The government has, however, developed especially close relations with Australian administrations, both Coalition and Labor, actively striving to prevent asylum-seekers setting out on boats to Australia.
Rajapaksa said during the campaign: “We won the war; we restored stability. I did not want to mix up my priorities.” He says he dedicated his first term to that aim. Now his focus will be on tackling corruption and poverty, relying on his “action man” image rather than on a suite of policies. “Achieving results,” he says, “is good governance. Not achieving results is corruption.” The strategies of the government made voters “partners in this pattern of progress” and the private sector should take its “rightful place in the forward march”.
Sirisena, on the other hand, is no proxy for Western human rights campaigners: “I have no intention of withdrawing the army from the north,” he said during the campaign. “As president, national security will be my responsibility.” He says he would not allow the country to be divided. And his track record would support that: he was acting defence minister during the final days of the civil war. He is backed in his presidential bid by Sarath Fonseka, the general who led the victorious campaign and who won 40 per cent support at the 2010 presidential election (after which he was jailed for two years for “military offences”).

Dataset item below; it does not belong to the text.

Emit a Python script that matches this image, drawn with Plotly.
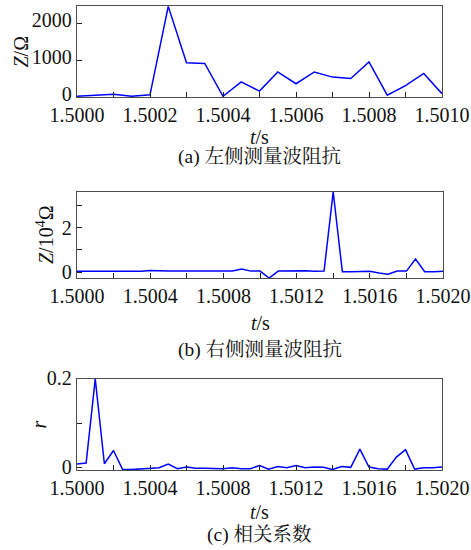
import plotly.graph_objects as go

W, H = 471, 550

# ---- data ----
t_a = [1.5 + i * 0.00005 for i in range(21)]
z_a = [20, 40, 75, 20, 60, 2460, 930, 910, 20, 410, 160, 680, 360, 680, 540,
       500, 950, 50, 310, 640, 90]

t_bc = [1.5 + i * 0.00005 for i in range(41)]
z_b = [0.03, 0.03, 0.03, 0.03, 0.03, 0.03, 0.03, 0.03, 0.07, 0.04,
       0.04, 0.05, 0.05, 0.05, 0.05, 0.05, 0.06, 0.05, 0.13, 0.04,
       0.04, -0.27, 0.04, 0.05, 0.04, 0.06, 0.03, 0.04, 3.6, 0.01,
       0.01, 0.03, 0.03, -0.04, -0.10, 0.04, 0.04, 0.58, 0.01, 0.01, 0.03]
r_c = [0.0084, 0.0106, 0.2, 0.009, 0.039, -0.004, -0.004, -0.003, -0.002, 0.0,
       0.0084, -0.002, 0.002, -0.001, -0.001, -0.001, -0.002, 0.0, -0.002, -0.002,
       0.0053, -0.003, 0.003, 0.0, 0.005, 0.0, 0.002, 0.001, -0.004, 0.003,
       0.001, 0.042, 0.0015, -0.002, -0.003, 0.024, 0.041, -0.003, 0.0, 0.0, 0.002]

captions = ["(a) 左侧测量波阻抗", "(b) 右侧测量波阻抗", "(c) 相关系数"]
ytitles = ["<i>Z</i>/Ω", "<i>Z</i>/10<sup>4</sup>Ω", "<i>r</i>"]

# ---- layout helpers (pixel boxes) ----
boxes = [(77, 442, 6, 97), (77, 443, 192, 278), (77, 442, 379, 470)]

def px(x):
    return x / W

def py(y):
    return 1 - y / H

FONT = "Liberation Serif, Times New Roman, serif"
CJK = "Liberation Serif, Noto Serif CJK SC, Noto Sans CJK SC, serif"
LINE = "#0000ff"
FRAME = "#4d4d4d"

fig = go.Figure()
fig.add_trace(go.Scatter(x=t_a, y=z_a, mode="lines", line=dict(color=LINE, width=1.5),
                         xaxis="x", yaxis="y", showlegend=False))
fig.add_trace(go.Scatter(x=t_bc, y=z_b, mode="lines", line=dict(color=LINE, width=1.5),
                         xaxis="x2", yaxis="y2", showlegend=False))
fig.add_trace(go.Scatter(x=t_bc, y=r_c, mode="lines", line=dict(color=LINE, width=1.5),
                         xaxis="x3", yaxis="y3", showlegend=False))

common_ax = dict(showline=True, linecolor=FRAME, linewidth=1.3, mirror=True,
                 showgrid=False, zeroline=False, ticks="inside", ticklen=5,
                 tickcolor="#222", tickwidth=1.2, automargin=False,
                 tickfont=dict(family=FONT, size=20, color="#111"))

xranges = [[1.5, 1.501], [1.5, 1.502], [1.5, 1.502]]
xdt = [0.0002, 0.0004, 0.0004]
xmin = [0.0001, 0.0002, 0.0002]
yranges = [[0, 2470], [-0.27, 3.6], [-0.005, 0.2]]
ydt = [1000, 2, 0.2]
ymin = [None, 1, 0.1]
yshift = [-3, 0, -1]

layout = dict(width=W, height=H, margin=dict(l=0, r=0, t=0, b=0, autoexpand=False),
              paper_bgcolor="white", plot_bgcolor="white", showlegend=False)

annotations = []
for k in range(3):
    x0, x1, y0, y1 = boxes[k]
    sx = "" if k == 0 else str(k + 1)
    xa = dict(common_ax, domain=[px(x0), px(x1)], range=xranges[k], tick0=1.5,
              dtick=xdt[k], tickformat=".4f", anchor="y" + sx,
              minor=dict(dtick=xmin[k], tick0=1.5, ticks="inside", ticklen=5,
                         tickcolor="#222", tickwidth=1.2, showgrid=False))
    ya = dict(common_ax, domain=[py(y1), py(y0)], range=yranges[k], tick0=0,
              dtick=ydt[k], anchor="x" + sx, ticklabelshift=yshift[k])
    if ymin[k] is not None:
        ya["minor"] = dict(dtick=ymin[k], tick0=0, ticks="inside", ticklen=5,
                           tickcolor="#222", tickwidth=1.2, showgrid=False)
    layout["xaxis" + sx] = xa
    layout["yaxis" + sx] = ya

# axis titles & captions
title_pos = [137, 323, 512]
cap_pos = [157, 350, 535]
ytitle_x = [21, 45, 38]
for k in range(3):
    x0, x1, y0, y1 = boxes[k]
    annotations.append(dict(text="<i>t</i>/s", x=px((x0 + x1) / 2), y=py(title_pos[k]),
                            xref="paper", yref="paper", showarrow=False,
                            xanchor="center", yanchor="middle",
                            font=dict(family=FONT, size=20, color="#111")))
    annotations.append(dict(text=captions[k], x=px((x0 + x1) / 2), y=py(cap_pos[k]),
                            xref="paper", yref="paper", showarrow=False,
                            xanchor="center", yanchor="middle",
                            font=dict(family=CJK, size=19.5, color="#111")))
    annotations.append(dict(text=ytitles[k], x=px(ytitle_x[k]), y=py((y0 + y1) / 2),
                            xref="paper", yref="paper", showarrow=False, textangle=-90,
                            xanchor="center", yanchor="middle",
                            font=dict(family=FONT, size=20, color="#111")))
layout["annotations"] = annotations

fig.update_layout(**layout)
fig.write_html("out.html", config={"displayModeBar": False},
               post_script="document.body.style.margin='0';"
                           "document.body.style.overflow='hidden';")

Sirisena said in launching his campaign: “I came out because I could not stay any more with a leader who has plundered the country, government and national wealth.” The clean-living candidate, who campaigns against smoking and has renounced alcohol, presents himself as the voice of the country’s farming heartland. He has pledged to cancel a $1.7 billion deal with China Communications Construction to build a port city, and to cancel three casino licences held by foreign companies. One of the licences has been granted to James Packer’s Crown group, which plans a $450 million resort in Sri Lanka through a deal that includes a 10-year tax break.
Sirisena promises to establish an independent agency to consider war crimes allegations, as well as independent commissions to oversee the judiciary, police and public service. He also advocates a radical constitutional restructuring, with most of the government’s executive powers held through parliament rather than through the office of president.

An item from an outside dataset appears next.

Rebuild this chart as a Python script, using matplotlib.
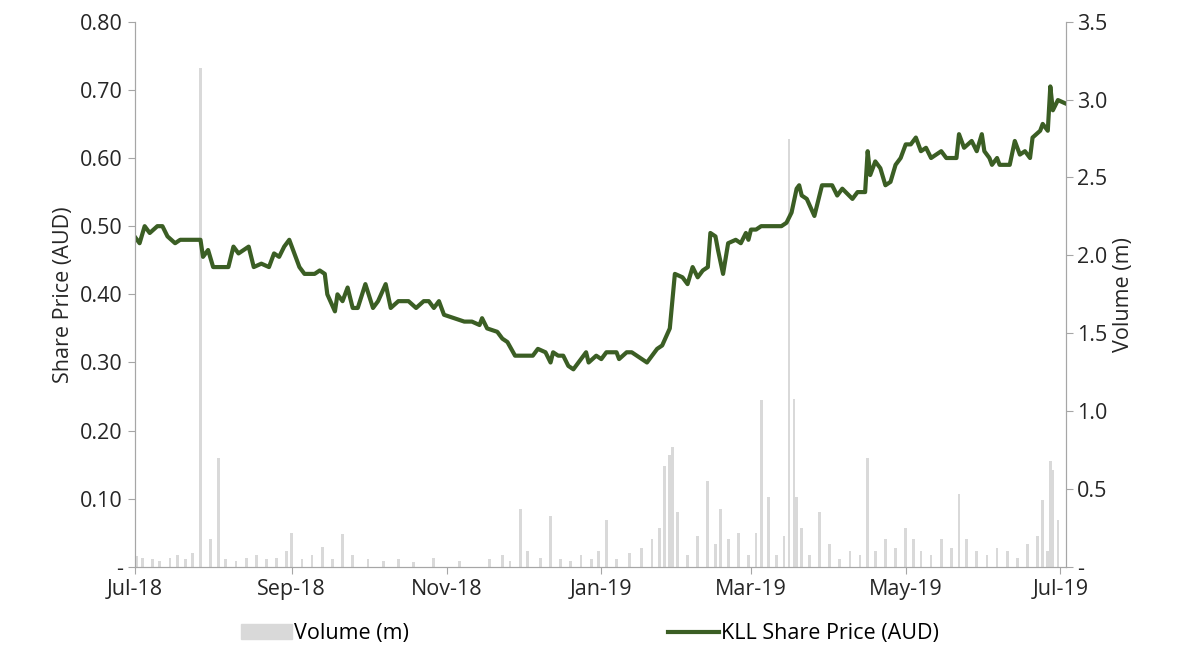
import matplotlib.pyplot as plt
import matplotlib.patches as mpatches
import matplotlib.lines as mlines
import numpy as np

plt.rcParams['font.family'] = ['Open Sans', 'DejaVu Sans']

# days since 1 Jul 2018
price_days = [0,2,4,6,9,11,13,16,18,22,26,27,29,31,37,39,41,45,47,50,53,55,57,59,61,63,65,67,71,73,75,76,79,80,82,84,86,88,91,94,96,99,101,104,108,111,114,116,118,120,122,126,130,133,136,137,139,143,145,147,150,157,159,162,164,165,167,169,171,173,175,178,179,182,184,186,190,191,194,196,198,200,202,204,206,208,211,213,216,218,220,222,224,226,227,229,230,232,234,237,239,241,242,243,245,247,251,255,257,259,261,262,263,265,268,271,275,277,279,283,285,288,289,290,292,294,296,298,300,302,304,306,308,310,312,314,318,320,324,325,327,330,332,334,335,337,338,340,341,345,347,349,351,353,354,357,358,360,361,362,364,367]
price = [0.485,0.475,0.50,0.49,0.50,0.50,0.485,0.475,0.48,0.48,0.48,0.455,0.465,0.44,0.44,0.47,0.46,0.47,0.44,0.445,0.44,0.46,0.455,0.47,0.48,0.46,0.44,0.43,0.43,0.435,0.43,0.40,0.375,0.40,0.39,0.41,0.38,0.38,0.415,0.38,0.39,0.415,0.38,0.39,0.39,0.38,0.39,0.39,0.38,0.39,0.37,0.365,0.36,0.36,0.355,0.365,0.35,0.345,0.335,0.33,0.31,0.31,0.32,0.315,0.30,0.315,0.31,0.31,0.295,0.29,0.30,0.315,0.30,0.31,0.305,0.315,0.315,0.305,0.315,0.315,0.31,0.305,0.30,0.31,0.32,0.325,0.35,0.43,0.425,0.415,0.44,0.425,0.435,0.44,0.49,0.485,0.465,0.43,0.475,0.48,0.475,0.49,0.48,0.495,0.495,0.50,0.50,0.50,0.505,0.52,0.555,0.56,0.545,0.54,0.515,0.56,0.56,0.545,0.555,0.54,0.55,0.55,0.61,0.575,0.595,0.585,0.56,0.565,0.59,0.60,0.62,0.62,0.63,0.61,0.615,0.60,0.61,0.60,0.60,0.635,0.615,0.625,0.61,0.635,0.61,0.60,0.59,0.60,0.59,0.59,0.625,0.605,0.61,0.60,0.63,0.64,0.65,0.64,0.705,0.67,0.685,0.68]

vol_days = [1,3,7,10,14,17,20,23,26,30,33,36,40,44,48,52,56,60,62,66,70,74,78,82,86,92,98,104,110,118,128,140,145,148,152,155,160,164,168,172,176,180,183,186,190,195,200,204,207,209,211,212,214,218,222,226,229,231,234,238,242,245,247,250,253,256,258,260,261,263,266,270,274,278,282,286,289,292,296,300,304,307,310,314,318,322,325,328,332,336,340,344,348,352,356,358,360,361,362,364]
volume = [0.07,0.06,0.05,0.04,0.06,0.08,0.05,0.09,3.20,0.18,0.70,0.05,0.04,0.06,0.08,0.05,0.06,0.10,0.22,0.05,0.08,0.13,0.05,0.21,0.08,0.05,0.04,0.05,0.03,0.06,0.04,0.05,0.08,0.04,0.37,0.10,0.06,0.33,0.05,0.04,0.08,0.05,0.10,0.30,0.05,0.09,0.12,0.18,0.25,0.65,0.72,0.77,0.35,0.08,0.20,0.55,0.15,0.37,0.18,0.22,0.08,0.22,1.07,0.45,0.08,0.20,2.75,1.08,0.45,0.25,0.08,0.35,0.15,0.05,0.10,0.08,0.70,0.10,0.18,0.12,0.25,0.18,0.10,0.08,0.18,0.12,0.47,0.18,0.10,0.08,0.12,0.10,0.06,0.15,0.20,0.43,0.10,0.68,0.62,0.30]

tick_days = [0, 62, 123, 184, 243, 304, 365]
tick_labels = ['Jul-18', 'Sep-18', 'Nov-18', 'Jan-19', 'Mar-19', 'May-19', 'Jul-19']

fig = plt.figure(figsize=(11.8, 6.57), dpi=100)
ax = fig.add_axes([0.114, 0.137, 0.789, 0.83])
ax2 = ax.twinx()

ax2.bar(vol_days, volume, width=1.1, color='#d9d9d9')
ax.plot(price_days, price, color='#3b5e24', linewidth=3)
ax.set_zorder(ax2.get_zorder() + 1)
ax.patch.set_visible(False)

ax.set_xlim(0, 367)
ax.set_ylim(0, 0.8)
ax2.set_ylim(0, 3.5)
ax.set_xticks(tick_days)
ax.set_xticklabels(tick_labels)
ax.set_yticks(np.arange(0, 0.81, 0.1))
ax.set_yticklabels(['-'] + ['%.2f' % v for v in np.arange(0.1, 0.81, 0.1)])
ax2.set_yticks(np.arange(0, 3.51, 0.5))
ax2.set_yticklabels(['-'] + ['%.1f' % v for v in np.arange(0.5, 3.51, 0.5)])

for a in (ax, ax2):
    a.spines['top'].set_visible(False)
    for s in ('left', 'right', 'bottom'):
        a.spines[s].set_color('#a6a6a6')
    a.tick_params(colors='#a6a6a6', labelcolor='#262626', labelsize=15.5, length=5)
ax.set_ylabel('Share Price (AUD)', fontsize=15.5, color='#262626')
ax2.set_ylabel('Volume (m)', fontsize=15.5, color='#262626')

handles = [mpatches.Patch(color='#d9d9d9', label='Volume (m)'),
           mlines.Line2D([], [], color='#3b5e24', linewidth=3, label='KLL Share Price (AUD)')]
fig.legend(handles=handles, loc='lower center', bbox_to_anchor=(0.5, -0.01), ncol=2,
           frameon=False, fontsize=15.5, columnspacing=12.0, handlelength=2.4, handletextpad=0.1)

fig.savefig('out.png', dpi=100)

IPS deputy director Dushni Weerakoon says that whoever is elected president today, perceptions of continuing political stability will be crucial: “Even the best-laid economic reform package will fail to deliver on long-term prosperity if the country loses this most significant postwar asset.”
Rohan Gunaratna, professor of security studies at Singapore’s Nanyang Technological University, who comes from Sri Lanka, tells The Australian: “The Rajapaksa regime is credited for not only ending terrorism but for preventing a revival. “Since the Rajapaksa regime restored peace five years ago, the weak opposition has steadfastly organised and gathered momentum. Today, rebuilding the economy and strengthening governance are the key issues.

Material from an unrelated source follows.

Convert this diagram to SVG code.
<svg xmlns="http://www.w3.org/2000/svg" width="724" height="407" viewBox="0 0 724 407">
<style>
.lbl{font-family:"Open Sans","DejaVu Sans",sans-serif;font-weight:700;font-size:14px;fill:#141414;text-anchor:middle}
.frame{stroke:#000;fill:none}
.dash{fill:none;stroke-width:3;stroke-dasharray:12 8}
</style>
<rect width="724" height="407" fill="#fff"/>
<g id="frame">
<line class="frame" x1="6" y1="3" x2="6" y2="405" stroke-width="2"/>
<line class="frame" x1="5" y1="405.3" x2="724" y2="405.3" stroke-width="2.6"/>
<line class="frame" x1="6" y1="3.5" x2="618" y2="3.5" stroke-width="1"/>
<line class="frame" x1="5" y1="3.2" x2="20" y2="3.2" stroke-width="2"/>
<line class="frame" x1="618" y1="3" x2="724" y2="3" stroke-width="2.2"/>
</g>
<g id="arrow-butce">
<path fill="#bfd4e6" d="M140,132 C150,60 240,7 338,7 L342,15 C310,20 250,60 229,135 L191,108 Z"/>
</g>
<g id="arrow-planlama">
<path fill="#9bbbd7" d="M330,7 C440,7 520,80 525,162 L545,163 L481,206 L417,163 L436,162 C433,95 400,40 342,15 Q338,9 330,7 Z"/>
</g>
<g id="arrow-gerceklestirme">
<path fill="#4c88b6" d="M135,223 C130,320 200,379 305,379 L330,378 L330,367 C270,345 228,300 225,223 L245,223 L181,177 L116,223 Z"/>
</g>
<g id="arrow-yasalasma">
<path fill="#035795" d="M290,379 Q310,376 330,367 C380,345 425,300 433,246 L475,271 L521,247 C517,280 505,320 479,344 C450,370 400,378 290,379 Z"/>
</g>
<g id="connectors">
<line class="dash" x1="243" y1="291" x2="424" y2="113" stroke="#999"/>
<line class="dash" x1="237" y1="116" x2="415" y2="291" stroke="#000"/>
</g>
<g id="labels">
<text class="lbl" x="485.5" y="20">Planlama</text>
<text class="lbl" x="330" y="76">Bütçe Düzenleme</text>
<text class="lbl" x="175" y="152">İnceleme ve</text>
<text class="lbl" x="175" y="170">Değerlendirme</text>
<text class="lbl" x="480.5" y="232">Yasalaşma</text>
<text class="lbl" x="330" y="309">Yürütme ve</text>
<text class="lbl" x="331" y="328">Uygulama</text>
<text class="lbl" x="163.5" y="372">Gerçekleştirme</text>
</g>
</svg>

“ There is no real difference between government and the opposition — both advocate a free market economy. The exception is that the opposition seeks closer ties with the West.”
Irrespective of who comes to power, says Gunaratna, the government will ensure that security remains a priority. “Co-operation with Australia will continue, as it has strengthened Sri Lankan intelligence and operational capabilities to fight both terrorism and crime.”
Future Sri Lankan security depends on maintaining a robust security platform in the northeast, he says. “As long as the Liberation Tigers of Tamil Eelam movement is intact overseas and its proxy the TNA has not abandoned separatism, the threat of resurgence is very real.
“Although most Tamils advocate peace, a segment of the diaspora that supported the LTTE for 30 years is determined to revive the LTTE at home.”
Gunaratna says Sri Lanka learned from “the failure of the world’s finest armies in conflict zones”. In Iraq and Afghanistan, after victory was declared, terrorism re-emerged because security forces did not maintain a presence. “Sri Lanka’s success,” he says, “was in developing and sustaining wide-ranging programs to rehabilitate and reintegrate terrorist fighters, de-mine, and economically develop the north and east. The continuing security presence is critical for Sri Lanka’s long-term national and strategic interests, and the stability and security of the region.”
Although the war has receded, Monash University economics professor Sisira Jayasuriya — who is in Sri Lanka — tells The Australian that the cost of living and corruption have emerged as major issues. But the war remains a powerful pro-Rajapaksa factor and government propaganda focuses on this.
“The consensus here is that it will be very close,” he says. “A clear swing for change is discernible.” Jayasuriya expects that people will be less inclined than before to vote on ethnic lines. “But among the Tamils, the scars of war are still very strong, and this will mean a strongly anti- Rajapaksa vote,” he adds. “The sense I get is that a significant, previously pro-Rajapaksa stratum want to move on to a more normal postwar situation. Everything depends on how big this group is.”
He does not expect a major change in the relationship with the Australian government or on the asylum-seeker issue, whoever wins — although the apparent “pro-Rajapaksa bias of Tony Abbott” has been an irritant.
Larry Marshall, a research associate at La Trobe University’s Centre for Dialogue, who was born in Sri Lanka, says that although the appreciation for bringing the war to an end remains strong, General Fonseka, “who was a respected part of the victory”, is back as part of the broad, and growing, opposition coalition — also joined by former president, prime minister and SLFP leader Chandrika Kumaratunga.
While the tendency to vote along ethnic lines is breaking down, says Marshall, ethnic voting remains strong among “minorities that feel betrayed by the regime — the Muslims who have come under attack from extreme Sinhala/Buddhist nationalists, and many Tamils still waiting for recommendations of the government’s own Lessons Learnt and Reconciliation Commission to be implemented to help them feel a part of this new ‘united’ Sri Lanka”.
Some voters, he says, “feel that the benefits of postwar development are not trickling down, with major issues of massive corruption and abuses of power seemingly commonplace”.
Many want a transition to a postwar climate that includes real reconciliation and some careful power-sharing between the centre and the provinces, which would reduce the boatpeople push factor.
Today Sri Lanka faces a possible turning point that stands out as an uncommon moment in international politics: an election whose outcome is genuinely unpredictable.